Goal: Pictures within the data are to be left out; everything else must be reproduced exactly.

Data lines:
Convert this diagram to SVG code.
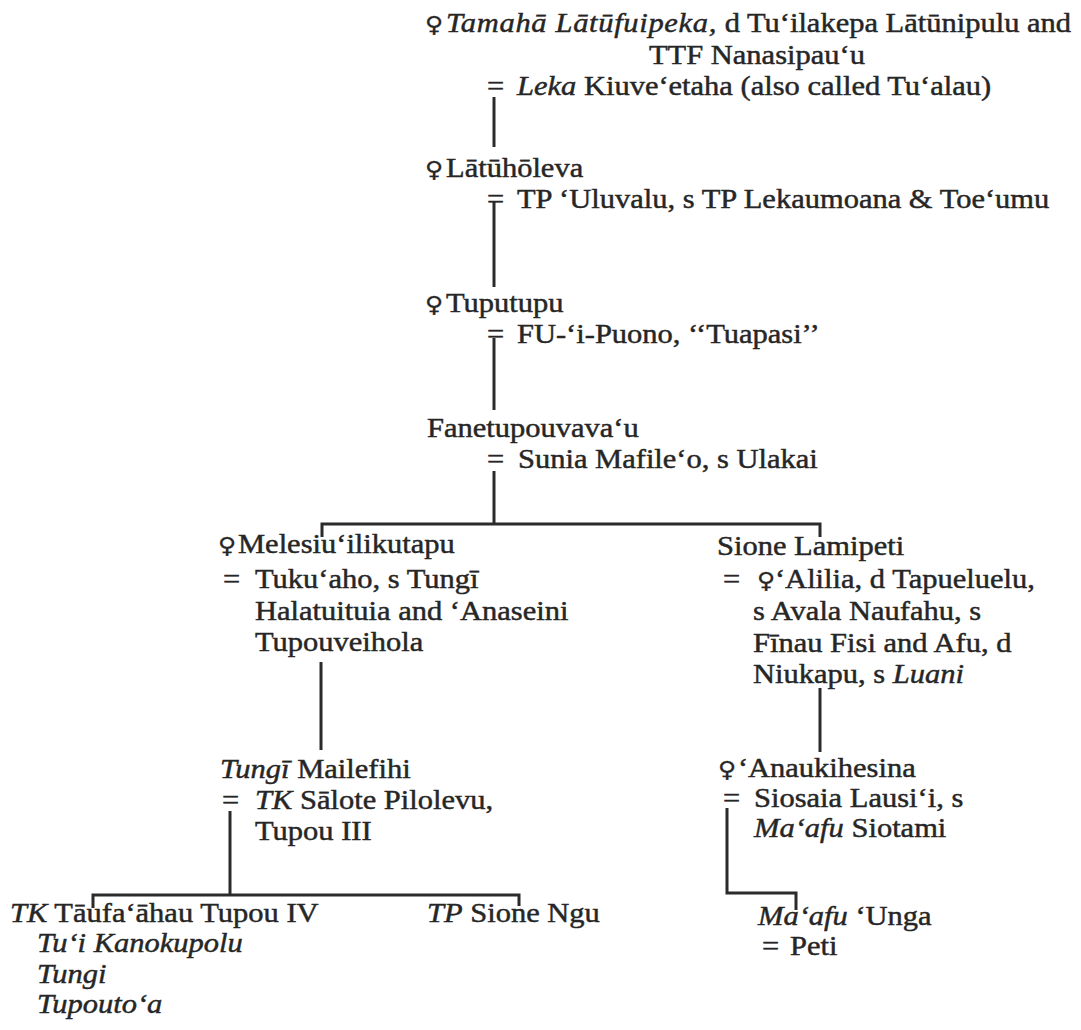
<svg xmlns="http://www.w3.org/2000/svg" width="1081" height="1030" viewBox="0 0 1081 1030">
  <style>
    text { font-family: "Liberation Serif", "Times New Roman", serif; font-size: 27px; fill: #262626; stroke: #262626; stroke-width: 0.45px; }
    .i { font-style: italic; }
    .w { letter-spacing: 0.6px; }
    .f { font-family: "DejaVu Sans", sans-serif; font-size: 22px; font-style: normal; stroke-width: 0.3px; }
    .ln { stroke: #2b2b2b; stroke-width: 3; fill: none; }
    .n { transform: scale(1.13, 1); }
  </style>
  <rect width="1081" height="1030" fill="#ffffff"/>

  <!-- descent lines -->
  <g id="connectors">
    <path class="ln" d="M494 97 V147"/>
    <path class="ln" d="M494 201 V287"/>
    <path class="ln" d="M494 338 V410"/>
    <path class="ln" d="M494 471 V524"/>
    <path class="ln" d="M322 537 V524 H820 V537"/>
    <path class="ln" d="M321 662 V750"/>
    <path class="ln" d="M230 811 V895"/>
    <path class="ln" d="M93 908 V895 H519 V906"/>
    <path class="ln" d="M820 688 V752"/>
    <path class="ln" d="M727 808 V893 H796 V910"/>
  </g>

  <!-- text x positions are given in the stretched space (page x / 1.13) -->
  <g id="tamaha" class="n">
    <text y="32"><tspan class="f" x="376.1">♀</tspan><tspan class="i w" x="394.7">Tamahā Lātūfuipeka,</tspan> d Tu‘ilakepa Lātūnipulu and</text>
    <text x="574.3" y="64">TTF Nanasipau‘u</text>
    <text y="95"><tspan x="431">=</tspan><tspan class="i" x="457.5">Leka</tspan> Kiuve‘etaha (also called Tu‘alau)</text>
  </g>

  <g id="latuholeva" class="n">
    <text y="177"><tspan class="f" x="376.1">♀</tspan><tspan x="394.7">Lātūhōleva</tspan></text>
    <text y="208"><tspan x="431">=</tspan><tspan x="457.5">TP ‘Uluvalu, s TP Lekaumoana &amp; Toe‘umu</tspan></text>
  </g>

  <g id="tuputupu" class="n">
    <text y="312"><tspan class="f" x="376.1">♀</tspan><tspan x="394.7">Tuputupu</tspan></text>
    <text y="343"><tspan x="431">=</tspan><tspan x="457.5">FU-‘i-Puono, ‘‘Tuapasi’’</tspan></text>
  </g>

  <g id="fanetupouvavau" class="n">
    <text x="377.9" y="437">Fanetupouvava‘u</text>
    <text y="468"><tspan x="431">=</tspan><tspan x="458.4">Sunia Mafile‘o, s Ulakai</tspan></text>
  </g>

  <g id="melesiu" class="n">
    <text y="553"><tspan class="f" x="192.9">♀</tspan><tspan x="210.6">Melesiu‘ilikutapu</tspan></text>
    <text y="588"><tspan x="197.3">=</tspan><tspan x="225.7">Tuku‘aho, s Tungī</tspan></text>
    <text x="225.7" y="620">Halatuituia and ‘Anaseini</text>
    <text x="225.7" y="651">Tupouveihola</text>
  </g>

  <g id="sione-lamipeti" class="n">
    <text x="634.5" y="555">Sione Lamipeti</text>
    <text y="588"><tspan x="639.8">=</tspan><tspan class="f" x="669.9">♀</tspan><tspan x="685.8">‘Alilia, d Tapueluelu,</tspan></text>
    <text x="666.4" y="620">s Avala Naufahu, s</text>
    <text x="666.4" y="652">Fīnau Fisi and Afu, d</text>
    <text x="666.4" y="683">Niukapu, s <tspan class="i">Luani</tspan></text>
  </g>

  <g id="tungi-mailefihi" class="n">
    <text x="194.7" y="778"><tspan class="i">Tungī</tspan> Mailefihi</text>
    <text y="809"><tspan x="196.5">=</tspan><tspan class="i" x="225.7">TK</tspan> Sālote Pilolevu,</text>
    <text x="225.7" y="840">Tupou III</text>
  </g>

  <g id="anaukihesina" class="n">
    <text y="777"><tspan class="f" x="635.4">♀</tspan><tspan x="653">‘Anaukihesina</tspan></text>
    <text y="807"><tspan x="639.8">=</tspan><tspan x="667.3">Siosaia Lausi‘i, s</tspan></text>
    <text x="667.3" y="837"><tspan class="i">Ma‘afu</tspan> Siotami</text>
  </g>

  <g id="taufaahau" class="n">
    <text x="8.8" y="922"><tspan class="i">TK</tspan> Tāufa‘āhau Tupou IV</text>
    <text class="i" x="32.7" y="952">Tu‘i Kanokupolu</text>
    <text class="i" x="32.7" y="983">Tungi</text>
    <text class="i" x="32.7" y="1013">Tupouto‘a</text>
  </g>

  <g id="sione-ngu" class="n">
    <text x="377.9" y="922"><tspan class="i">TP</tspan> Sione Ngu</text>
  </g>

  <g id="maafu-unga" class="n">
    <text x="670.8" y="925"><tspan class="i">Ma‘afu</tspan> ‘Unga</text>
    <text y="955"><tspan x="674.3">=</tspan><tspan x="699.1">Peti</tspan></text>
  </g>
</svg>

Written reply:
Convert this diagram to SVG code.
<svg xmlns="http://www.w3.org/2000/svg" width="1081" height="1030" viewBox="0 0 1081 1030">
  <style>
    text { font-family: "Liberation Serif", "Times New Roman", serif; font-size: 27px; fill: #262626; stroke: #262626; stroke-width: 0.45px; }
    .i { font-style: italic; }
    .w { letter-spacing: 0.6px; }
    .f { font-family: "DejaVu Sans", sans-serif; font-size: 22px; font-style: normal; stroke-width: 0.3px; }
    .ln { stroke: #2b2b2b; stroke-width: 3; fill: none; }
    .n { transform: scale(1.13, 1); }
  </style>
  <rect width="1081" height="1030" fill="#ffffff"/>

  <!-- descent lines -->
  <g id="connectors">
    <path class="ln" d="M494 97 V147"/>
    <path class="ln" d="M494 201 V287"/>
    <path class="ln" d="M494 338 V410"/>
    <path class="ln" d="M494 471 V524"/>
    <path class="ln" d="M322 537 V524 H820 V537"/>
    <path class="ln" d="M321 662 V750"/>
    <path class="ln" d="M230 811 V895"/>
    <path class="ln" d="M93 908 V895 H519 V906"/>
    <path class="ln" d="M820 688 V752"/>
    <path class="ln" d="M727 808 V893 H796 V910"/>
  </g>

  <!-- text x positions are given in the stretched space (page x / 1.13) -->
  <g id="tamaha" class="n">
    <text y="32"><tspan class="f" x="376.1">♀</tspan><tspan class="i w" x="394.7">Tamahā Lātūfuipeka,</tspan> d Tu‘ilakepa Lātūnipulu and</text>
    <text x="574.3" y="64">TTF Nanasipau‘u</text>
    <text y="95"><tspan x="431">=</tspan><tspan class="i" x="457.5">Leka</tspan> Kiuve‘etaha (also called Tu‘alau)</text>
  </g>

  <g id="latuholeva" class="n">
    <text y="177"><tspan class="f" x="376.1">♀</tspan><tspan x="394.7">Lātūhōleva</tspan></text>
    <text y="208"><tspan x="431">=</tspan><tspan x="457.5">TP ‘Uluvalu, s TP Lekaumoana &amp; Toe‘umu</tspan></text>
  </g>

  <g id="tuputupu" class="n">
    <text y="312"><tspan class="f" x="376.1">♀</tspan><tspan x="394.7">Tuputupu</tspan></text>
    <text y="343"><tspan x="431">=</tspan><tspan x="457.5">FU-‘i-Puono, ‘‘Tuapasi’’</tspan></text>
  </g>

  <g id="fanetupouvavau" class="n">
    <text x="377.9" y="437">Fanetupouvava‘u</text>
    <text y="468"><tspan x="431">=</tspan><tspan x="458.4">Sunia Mafile‘o, s Ulakai</tspan></text>
  </g>

  <g id="melesiu" class="n">
    <text y="553"><tspan class="f" x="192.9">♀</tspan><tspan x="210.6">Melesiu‘ilikutapu</tspan></text>
    <text y="588"><tspan x="197.3">=</tspan><tspan x="225.7">Tuku‘aho, s Tungī</tspan></text>
    <text x="225.7" y="620">Halatuituia and ‘Anaseini</text>
    <text x="225.7" y="651">Tupouveihola</text>
  </g>

  <g id="sione-lamipeti" class="n">
    <text x="634.5" y="555">Sione Lamipeti</text>
    <text y="588"><tspan x="639.8">=</tspan><tspan class="f" x="669.9">♀</tspan><tspan x="685.8">‘Alilia, d Tapueluelu,</tspan></text>
    <text x="666.4" y="620">s Avala Naufahu, s</text>
    <text x="666.4" y="652">Fīnau Fisi and Afu, d</text>
    <text x="666.4" y="683">Niukapu, s <tspan class="i">Luani</tspan></text>
  </g>

  <g id="tungi-mailefihi" class="n">
    <text x="194.7" y="778"><tspan class="i">Tungī</tspan> Mailefihi</text>
    <text y="809"><tspan x="196.5">=</tspan><tspan class="i" x="225.7">TK</tspan> Sālote Pilolevu,</text>
    <text x="225.7" y="840">Tupou III</text>
  </g>

  <g id="anaukihesina" class="n">
    <text y="777"><tspan class="f" x="635.4">♀</tspan><tspan x="653">‘Anaukihesina</tspan></text>
    <text y="807"><tspan x="639.8">=</tspan><tspan x="667.3">Siosaia Lausi‘i, s</tspan></text>
    <text x="667.3" y="837"><tspan class="i">Ma‘afu</tspan> Siotami</text>
  </g>

  <g id="taufaahau" class="n">
    <text x="8.8" y="922"><tspan class="i">TK</tspan> Tāufa‘āhau Tupou IV</text>
    <text class="i" x="32.7" y="952">Tu‘i Kanokupolu</text>
    <text class="i" x="32.7" y="983">Tungi</text>
    <text class="i" x="32.7" y="1013">Tupouto‘a</text>
  </g>

  <g id="sione-ngu" class="n">
    <text x="377.9" y="922"><tspan class="i">TP</tspan> Sione Ngu</text>
  </g>

  <g id="maafu-unga" class="n">
    <text x="670.8" y="925"><tspan class="i">Ma‘afu</tspan> ‘Unga</text>
    <text y="955"><tspan x="674.3">=</tspan><tspan x="699.1">Peti</tspan></text>
  </g>
</svg>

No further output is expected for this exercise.